INSTRUCTIONS FOR THE TASK: Extract and list every line that contains the word "with".

MATERIAL:
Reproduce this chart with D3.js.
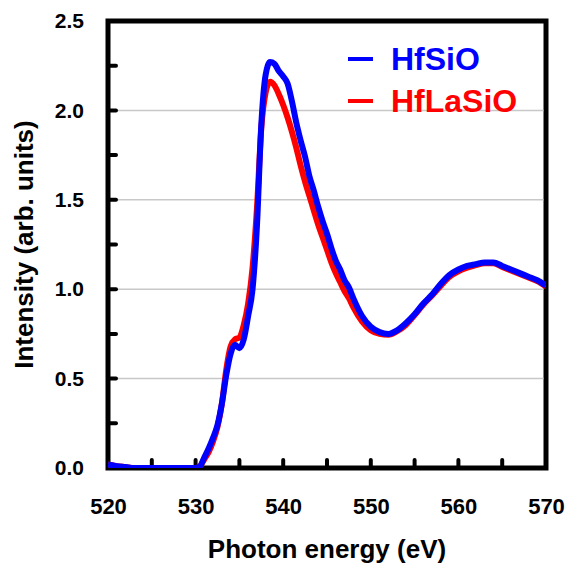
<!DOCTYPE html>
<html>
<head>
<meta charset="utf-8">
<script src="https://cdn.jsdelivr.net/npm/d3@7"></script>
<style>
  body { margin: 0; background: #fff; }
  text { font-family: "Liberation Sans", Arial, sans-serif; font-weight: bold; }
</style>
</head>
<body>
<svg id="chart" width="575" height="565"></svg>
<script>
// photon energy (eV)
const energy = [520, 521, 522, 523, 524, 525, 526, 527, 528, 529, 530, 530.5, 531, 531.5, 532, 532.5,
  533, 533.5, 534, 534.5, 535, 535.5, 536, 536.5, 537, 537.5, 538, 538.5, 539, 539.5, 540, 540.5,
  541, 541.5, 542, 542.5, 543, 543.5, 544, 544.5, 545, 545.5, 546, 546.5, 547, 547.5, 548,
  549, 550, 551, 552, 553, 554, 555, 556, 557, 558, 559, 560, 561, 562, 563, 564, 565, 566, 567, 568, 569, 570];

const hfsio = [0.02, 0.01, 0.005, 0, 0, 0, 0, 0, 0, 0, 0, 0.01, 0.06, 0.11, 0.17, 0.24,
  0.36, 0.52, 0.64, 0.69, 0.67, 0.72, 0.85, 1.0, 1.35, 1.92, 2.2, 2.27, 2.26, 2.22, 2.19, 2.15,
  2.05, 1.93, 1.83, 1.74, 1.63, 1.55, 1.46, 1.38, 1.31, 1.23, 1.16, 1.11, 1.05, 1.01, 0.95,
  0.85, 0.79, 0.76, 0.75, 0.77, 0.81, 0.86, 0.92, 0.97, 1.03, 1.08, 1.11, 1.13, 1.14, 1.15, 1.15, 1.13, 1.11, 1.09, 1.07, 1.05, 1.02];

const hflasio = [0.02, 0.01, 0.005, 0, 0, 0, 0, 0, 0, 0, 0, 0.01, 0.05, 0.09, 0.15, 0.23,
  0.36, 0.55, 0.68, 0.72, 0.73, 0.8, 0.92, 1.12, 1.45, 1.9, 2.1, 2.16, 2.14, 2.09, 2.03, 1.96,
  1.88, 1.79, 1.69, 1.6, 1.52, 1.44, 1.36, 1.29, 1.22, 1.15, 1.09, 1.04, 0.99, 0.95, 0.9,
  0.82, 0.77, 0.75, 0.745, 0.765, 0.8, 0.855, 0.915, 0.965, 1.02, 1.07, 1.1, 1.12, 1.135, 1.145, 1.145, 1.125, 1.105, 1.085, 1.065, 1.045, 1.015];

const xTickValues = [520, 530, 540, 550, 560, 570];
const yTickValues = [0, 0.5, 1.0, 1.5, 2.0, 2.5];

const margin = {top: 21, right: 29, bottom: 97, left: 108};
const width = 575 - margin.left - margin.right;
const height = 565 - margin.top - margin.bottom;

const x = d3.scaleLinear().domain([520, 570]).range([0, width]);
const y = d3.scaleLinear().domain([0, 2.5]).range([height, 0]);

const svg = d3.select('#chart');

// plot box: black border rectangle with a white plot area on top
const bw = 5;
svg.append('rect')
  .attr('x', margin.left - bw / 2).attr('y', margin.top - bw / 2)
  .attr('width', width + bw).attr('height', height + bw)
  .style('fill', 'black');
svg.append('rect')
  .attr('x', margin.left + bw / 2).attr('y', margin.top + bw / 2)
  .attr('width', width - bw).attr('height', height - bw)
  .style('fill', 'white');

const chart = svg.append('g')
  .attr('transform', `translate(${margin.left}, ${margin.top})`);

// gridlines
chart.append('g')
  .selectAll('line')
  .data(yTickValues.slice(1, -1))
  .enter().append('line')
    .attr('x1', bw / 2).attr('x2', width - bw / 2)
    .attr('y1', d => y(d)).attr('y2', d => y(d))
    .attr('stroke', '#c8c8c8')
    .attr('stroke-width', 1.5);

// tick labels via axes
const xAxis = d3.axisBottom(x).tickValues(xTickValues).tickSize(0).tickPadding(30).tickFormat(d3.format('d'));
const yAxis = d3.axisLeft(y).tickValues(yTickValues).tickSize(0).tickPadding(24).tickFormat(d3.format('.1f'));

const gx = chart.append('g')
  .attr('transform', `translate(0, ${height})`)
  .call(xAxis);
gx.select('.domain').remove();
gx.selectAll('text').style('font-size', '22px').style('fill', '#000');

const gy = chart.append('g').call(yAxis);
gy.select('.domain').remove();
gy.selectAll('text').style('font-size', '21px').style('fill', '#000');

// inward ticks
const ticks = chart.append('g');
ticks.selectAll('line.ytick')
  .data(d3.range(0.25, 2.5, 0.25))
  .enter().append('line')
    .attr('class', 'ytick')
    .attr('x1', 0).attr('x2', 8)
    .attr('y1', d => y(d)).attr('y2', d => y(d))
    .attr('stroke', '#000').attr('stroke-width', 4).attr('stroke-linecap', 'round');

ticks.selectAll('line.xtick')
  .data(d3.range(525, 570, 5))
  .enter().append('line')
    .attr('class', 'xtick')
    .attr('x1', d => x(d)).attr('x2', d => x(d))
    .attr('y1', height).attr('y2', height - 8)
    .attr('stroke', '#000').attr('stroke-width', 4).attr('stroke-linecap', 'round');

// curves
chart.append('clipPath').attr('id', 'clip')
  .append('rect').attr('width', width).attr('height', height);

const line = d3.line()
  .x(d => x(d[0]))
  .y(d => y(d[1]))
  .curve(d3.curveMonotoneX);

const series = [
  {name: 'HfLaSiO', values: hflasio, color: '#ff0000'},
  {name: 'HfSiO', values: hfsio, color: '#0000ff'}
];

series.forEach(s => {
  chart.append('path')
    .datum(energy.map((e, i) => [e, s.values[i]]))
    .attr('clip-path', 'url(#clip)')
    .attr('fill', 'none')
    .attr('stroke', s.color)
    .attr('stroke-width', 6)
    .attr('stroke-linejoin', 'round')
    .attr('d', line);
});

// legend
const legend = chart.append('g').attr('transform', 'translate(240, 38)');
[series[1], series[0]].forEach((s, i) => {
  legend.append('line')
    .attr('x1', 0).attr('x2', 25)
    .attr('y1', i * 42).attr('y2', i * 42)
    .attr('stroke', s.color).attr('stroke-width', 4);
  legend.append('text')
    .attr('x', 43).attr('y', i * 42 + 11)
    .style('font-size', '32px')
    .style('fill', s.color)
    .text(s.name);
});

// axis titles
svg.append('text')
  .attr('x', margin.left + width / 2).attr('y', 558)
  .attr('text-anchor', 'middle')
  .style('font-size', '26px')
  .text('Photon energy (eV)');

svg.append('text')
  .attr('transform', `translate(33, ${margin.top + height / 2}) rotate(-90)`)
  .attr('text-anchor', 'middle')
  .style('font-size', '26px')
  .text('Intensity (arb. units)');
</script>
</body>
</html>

==

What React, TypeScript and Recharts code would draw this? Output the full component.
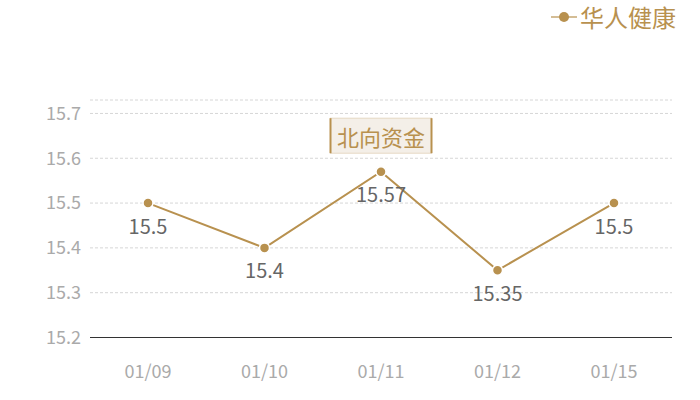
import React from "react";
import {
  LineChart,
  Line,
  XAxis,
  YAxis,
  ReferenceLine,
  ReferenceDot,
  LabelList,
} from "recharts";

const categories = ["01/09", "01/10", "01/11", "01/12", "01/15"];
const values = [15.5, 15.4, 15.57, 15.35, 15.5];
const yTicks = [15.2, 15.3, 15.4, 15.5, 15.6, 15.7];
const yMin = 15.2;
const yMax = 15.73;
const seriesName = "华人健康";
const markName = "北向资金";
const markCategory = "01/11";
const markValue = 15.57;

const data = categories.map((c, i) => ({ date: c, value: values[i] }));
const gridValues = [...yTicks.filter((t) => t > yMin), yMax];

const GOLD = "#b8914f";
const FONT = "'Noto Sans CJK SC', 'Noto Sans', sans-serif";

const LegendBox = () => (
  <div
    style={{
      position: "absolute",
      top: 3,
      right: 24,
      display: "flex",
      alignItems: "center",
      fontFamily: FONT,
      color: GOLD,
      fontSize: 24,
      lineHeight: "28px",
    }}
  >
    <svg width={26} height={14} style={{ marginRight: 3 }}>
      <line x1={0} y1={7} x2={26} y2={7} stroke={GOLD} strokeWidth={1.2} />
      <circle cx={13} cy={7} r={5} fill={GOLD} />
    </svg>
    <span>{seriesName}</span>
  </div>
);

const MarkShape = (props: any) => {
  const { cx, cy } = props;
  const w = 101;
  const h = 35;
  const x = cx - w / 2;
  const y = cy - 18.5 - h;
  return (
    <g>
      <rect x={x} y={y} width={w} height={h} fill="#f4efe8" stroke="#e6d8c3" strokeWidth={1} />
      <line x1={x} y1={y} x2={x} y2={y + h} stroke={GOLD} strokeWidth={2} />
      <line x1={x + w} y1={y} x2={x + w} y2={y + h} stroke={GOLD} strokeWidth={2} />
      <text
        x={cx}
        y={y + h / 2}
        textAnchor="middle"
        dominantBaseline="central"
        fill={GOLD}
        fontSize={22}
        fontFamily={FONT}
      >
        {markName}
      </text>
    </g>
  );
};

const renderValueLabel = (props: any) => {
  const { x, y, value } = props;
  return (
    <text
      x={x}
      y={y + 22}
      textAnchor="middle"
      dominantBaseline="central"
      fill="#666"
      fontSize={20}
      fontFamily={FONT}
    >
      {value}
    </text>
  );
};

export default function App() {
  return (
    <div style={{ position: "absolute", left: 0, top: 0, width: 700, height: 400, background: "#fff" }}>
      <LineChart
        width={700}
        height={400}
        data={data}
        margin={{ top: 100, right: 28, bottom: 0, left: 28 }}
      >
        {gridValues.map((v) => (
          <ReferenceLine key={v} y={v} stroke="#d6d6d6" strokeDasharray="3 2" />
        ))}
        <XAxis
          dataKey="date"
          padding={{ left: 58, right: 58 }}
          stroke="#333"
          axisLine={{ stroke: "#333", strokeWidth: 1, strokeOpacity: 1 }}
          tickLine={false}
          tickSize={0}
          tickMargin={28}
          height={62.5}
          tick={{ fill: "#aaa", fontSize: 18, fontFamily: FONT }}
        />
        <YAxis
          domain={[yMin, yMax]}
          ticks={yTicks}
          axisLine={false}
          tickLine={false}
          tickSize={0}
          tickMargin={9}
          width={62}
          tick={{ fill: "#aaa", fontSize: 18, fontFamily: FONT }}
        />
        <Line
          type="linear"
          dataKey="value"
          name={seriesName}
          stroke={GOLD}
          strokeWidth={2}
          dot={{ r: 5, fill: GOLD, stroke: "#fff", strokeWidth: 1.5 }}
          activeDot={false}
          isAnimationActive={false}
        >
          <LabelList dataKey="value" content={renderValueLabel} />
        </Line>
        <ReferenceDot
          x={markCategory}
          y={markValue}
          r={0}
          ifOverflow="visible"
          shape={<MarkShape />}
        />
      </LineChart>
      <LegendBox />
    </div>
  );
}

REPLY TO THE TASK:
Reproduce this chart with D3.js.
// plot box: black border rectangle with a white plot area on top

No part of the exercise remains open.